Libraries, Archives, Cultural Heritage and Memory Institutions

Do you work in an archive or library and got a truckload of data dumps from terminated projects? Are you responsible for a digital humanities initiative and funding is about to dry out? Worried about future maintenance and long-term prospects? Asking yourself "What now?!". This community has the answers you need.

Photo by Aditya on Unsplash

rooted in standards, built by the community, meant to last

Building upon various open community standards (from TEI and JATS, to IIIF and OpenAPI) we managed to create a flexible and sustainable open source ecosystem that empowers the editor and puts interoperability, longevity and best practices in the center, allowing for low-cost integration and maintenance as well as co-hosting of heterogeneous resources in a shared infrastructure.

Imagine a universe, where a digital publication can be assembled very much like playing with Lego blocks, and, like Lego, it will fit with other collections who embrace the same design principles, however different they may be in other respects. From ancient inscriptions, correspondence, writer's notebooks to lexicon entries or anything else, following this design - modular and flexible, yet with solid foundation in standards - results in data and application packages that can be easily created and distributed, hosted on standard infrastructure and ready to be plugged into overarching search and discovery system as well as expose standardized programming interface (API) for interactions with external resources.
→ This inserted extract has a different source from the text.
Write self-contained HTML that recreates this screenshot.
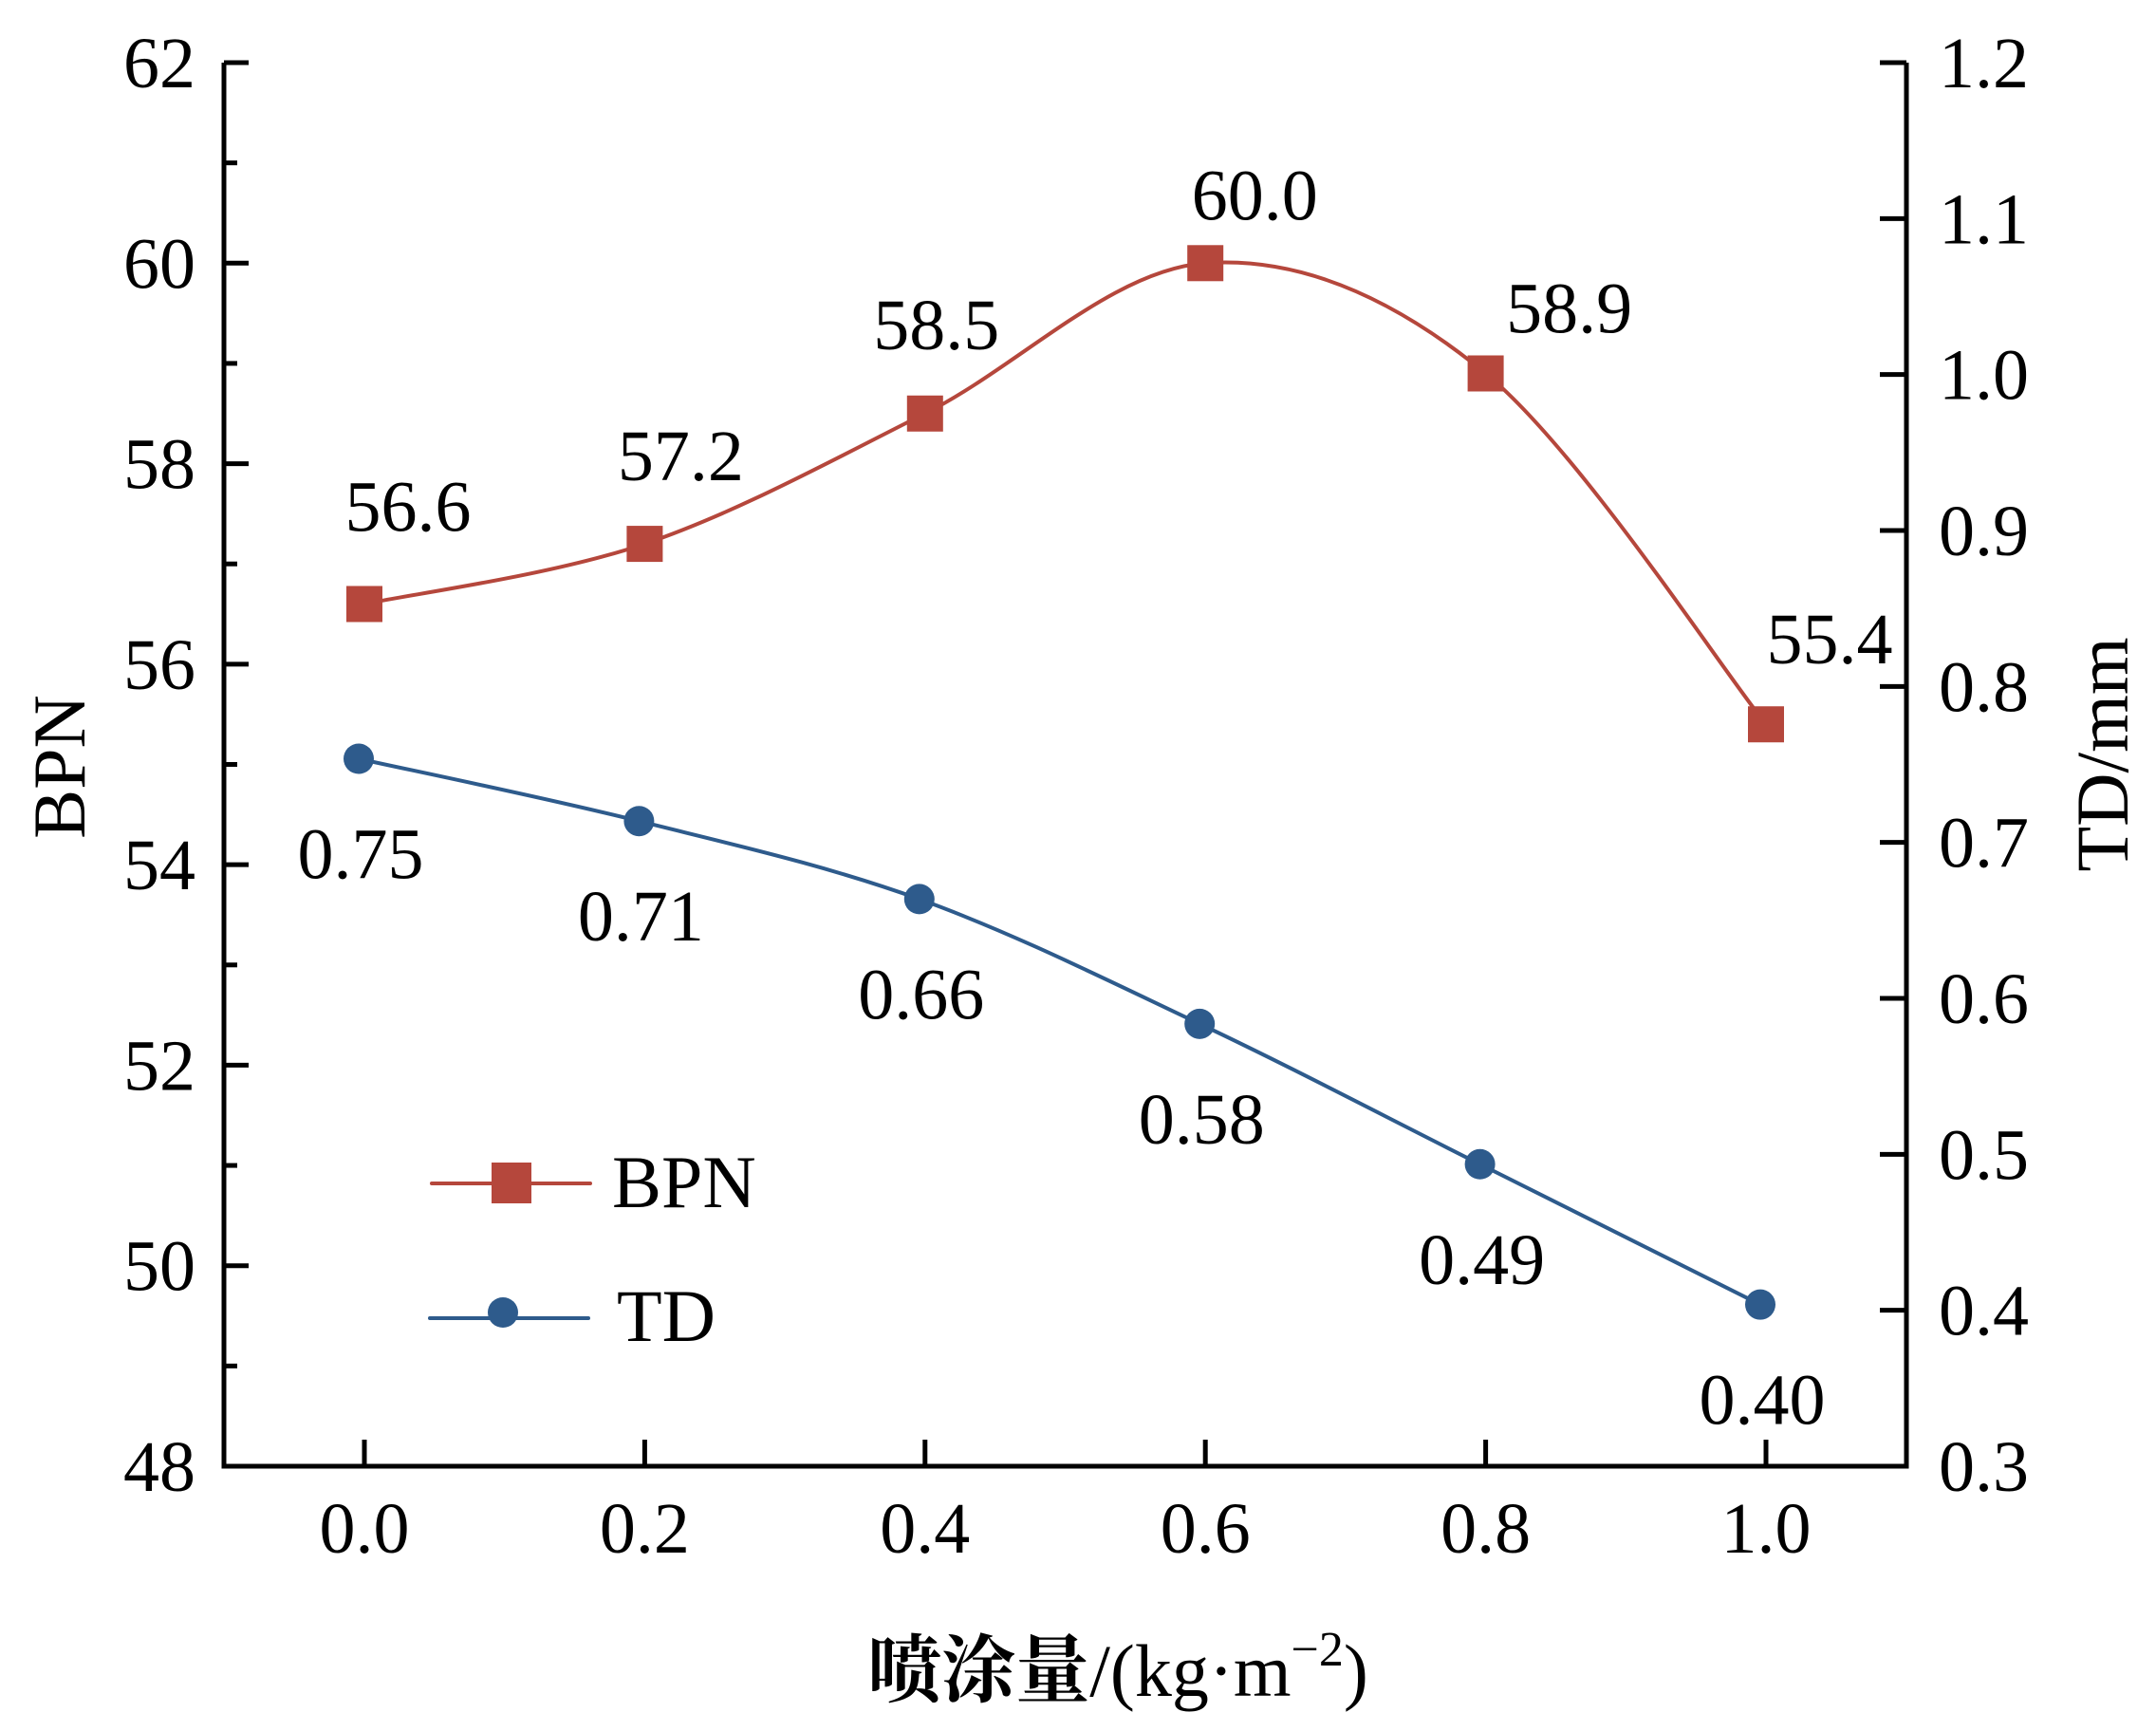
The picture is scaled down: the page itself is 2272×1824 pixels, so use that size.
<!DOCTYPE html>
<html><head><meta charset="utf-8"><style>
html,body{margin:0;padding:0;background:#fff}
svg{display:block}
text{font-family:"Liberation Serif","Noto Serif CJK SC",serif;fill:#000}
</style></head><body>
<svg id="chart" width="2272" height="1824" viewBox="0 0 2272 1824">
<g id="axes"></g>
<g id="series"></g>
</svg>
<script>
const categories = [0.0, 0.2, 0.4, 0.6, 0.8, 1.0];
const bpnValues = [56.6, 57.2, 58.5, 60.0, 58.9, 55.4];
const tdValues = [0.75, 0.71, 0.66, 0.58, 0.49, 0.40];
const bpnLabels = ["56.6", "57.2", "58.5", "60.0", "58.9", "55.4"];
const tdLabels = ["0.75", "0.71", "0.66", "0.58", "0.49", "0.40"];
const xTicks = [0.0, 0.2, 0.4, 0.6, 0.8, 1.0];
const xTickLabels = ["0.0", "0.2", "0.4", "0.6", "0.8", "1.0"];
const leftTicks = [48, 50, 52, 54, 56, 58, 60, 62];
const leftMinor = [49, 51, 53, 55, 57, 59, 61];
const rightTicks = [0.3, 0.4, 0.5, 0.6, 0.7, 0.8, 0.9, 1.0, 1.1, 1.2];

const NS = "http://www.w3.org/2000/svg";
const L = 236, R = 2009, T = 66, B = 1545;
const RED = "#b5473c", BLUE = "#2e5b8c";
const bpnLabelDx = [46, 38, 12, 52, 88, 67];
const bpnLabelDy = [-77, -67, -68, -46, -43, -64];
function sx(v){ return 384 + v * 1477; }
function syL(v){ return B - (v - 48) / 14 * (B - T); }
function syR(v){ return B - (v - 0.3) / 0.9 * (B - T) - 6; }
function mk(tag, attrs, parent){
  const e = document.createElementNS(NS, tag);
  for (const k in attrs) e.setAttribute(k, attrs[k]);
  parent.appendChild(e);
  return e;
}
function txt(s, x, y, size, anchor, parent){
  const t = mk("text", {x: x, y: y, "font-size": size, "text-anchor": anchor}, parent);
  t.textContent = s;
  return t;
}
function smooth(pts){
  let d = "M" + pts[0][0] + "," + pts[0][1];
  for (let i = 0; i < pts.length - 1; i++) {
    const p0 = pts[Math.max(0, i - 1)], p1 = pts[i], p2 = pts[i + 1], p3 = pts[Math.min(pts.length - 1, i + 2)];
    const c1x = p1[0] + (p2[0] - p0[0]) / 6, c1y = p1[1] + (p2[1] - p0[1]) / 6;
    const c2x = p2[0] - (p3[0] - p1[0]) / 6, c2y = p2[1] - (p3[1] - p1[1]) / 6;
    d += " C" + c1x + "," + c1y + " " + c2x + "," + c2y + " " + p2[0] + "," + p2[1];
  }
  return d;
}
const ax = document.getElementById("axes");
const sg = document.getElementById("series");

const frame = mk("path", {d: `M${L},${T} L${L},${B} L${R},${B} L${R},${T}`, fill: "none", stroke: "#000", "stroke-width": 5}, ax);



leftTicks.forEach((v, i) => {
  const y = syL(v);
  const tk = mk("line", {x1: L, x2: L + 26, y1: y, y2: y, stroke: "#000", "stroke-width": 5}, ax);
  
  
  const lb = txt(String(v), 206, y + 26, 76, "end", ax);
  
  
});
leftMinor.forEach(v => {
  const y = syL(v);
  const tk = mk("line", {x1: L, x2: L + 14, y1: y, y2: y, stroke: "#000", "stroke-width": 5}, ax);
  
  
});
rightTicks.forEach(v => {
  const y = B - (v - 0.3) / 0.9 * (B - T);
  const tk = mk("line", {x1: R - 28, x2: R, y1: y, y2: y, stroke: "#000", "stroke-width": 5}, ax);
  
  
  const lb = txt(v.toFixed(1), 2043, y + 26, 76, "start", ax);
  
  
});
xTicks.forEach((v, i) => {
  const x = sx(v);
  const tk = mk("line", {x1: x, x2: x, y1: B - 28, y2: B, stroke: "#000", "stroke-width": 5}, ax);
  
  
  const lb = txt(xTickLabels[i], x, 1636, 76, "middle", ax);
  
  
});

const yl = txt("BPN", 0, 0, 78, "middle", ax);
yl.setAttribute("transform", "translate(89,808) rotate(-90)");


const yr = txt("TD/mm", 0, 0, 78, "middle", ax);
yr.setAttribute("transform", "translate(2242,795) rotate(-90)");


const xt = mk("text", {x: 1178, y: 1787, "font-size": 78, "text-anchor": "middle"}, ax);
xt.innerHTML = '<tspan font-weight="bold" font-family="Noto Serif CJK SC, serif">喷涂量</tspan>/(kg·m<tspan dy="-32" font-size="52">−2</tspan><tspan dy="32">)</tspan>';



const bpnPts = categories.map((c, i) => [sx(c), syL(bpnValues[i])]);
const bl = mk("path", {d: smooth(bpnPts), fill: "none", stroke: RED, "stroke-width": 4}, sg);


bpnPts.forEach((p, i) => {
  const m = mk("rect", {x: p[0] - 19, y: p[1] - 19, width: 38, height: 38, fill: RED}, sg);
  
  
  const lb = txt(bpnLabels[i], p[0] + bpnLabelDx[i], p[1] + bpnLabelDy[i], 76, "middle", sg);
  
  
});
const tdPts = categories.map((c, i) => [sx(c) - 6, syR(tdValues[i])]);
const tl = mk("path", {d: smooth(tdPts), fill: "none", stroke: BLUE, "stroke-width": 4}, sg);


tdPts.forEach((p, i) => {
  const m = mk("circle", {cx: p[0], cy: p[1], r: 16, fill: BLUE}, sg);
  
  
  const lb = txt(tdLabels[i], p[0] + 2, p[1] + 126, 76, "middle", sg);
  
  
});

const lg = mk("g", {}, sg);


const l1 = mk("line", {x1: 455, x2: 622, y1: 1247, y2: 1247, stroke: RED, "stroke-width": 4, "stroke-linecap": "round"}, lg);


const r1 = mk("rect", {x: 518, y: 1225, width: 42, height: 43, fill: RED}, lg);


const t1 = txt("BPN", 645, 1272, 78, "start", lg);


const l2 = mk("line", {x1: 453, x2: 620, y1: 1389, y2: 1389, stroke: BLUE, "stroke-width": 4, "stroke-linecap": "round"}, lg);


const c2 = mk("circle", {cx: 530, cy: 1383, r: 16, fill: BLUE}, lg);


const t2 = txt("TD", 650, 1413, 78, "start", lg);


</script>
</body></html>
At the same time, all resources are based on human-readable and well documented formats (like TEI XML), ultimately fitting for long-term safe-keeping but also allowing for single-source transformations into a range output formats (web, ebook, pdf) right here and now.

In the ideal world, projects requesting to hand over their resources to a memory institution would already follow such a modular and standardized design. Nevertheless, for legacy collections, it is still feasible to transform the source material at relatively low cost into required form, thus saving the research data and giving it a new lease of life and sound prospects for the future.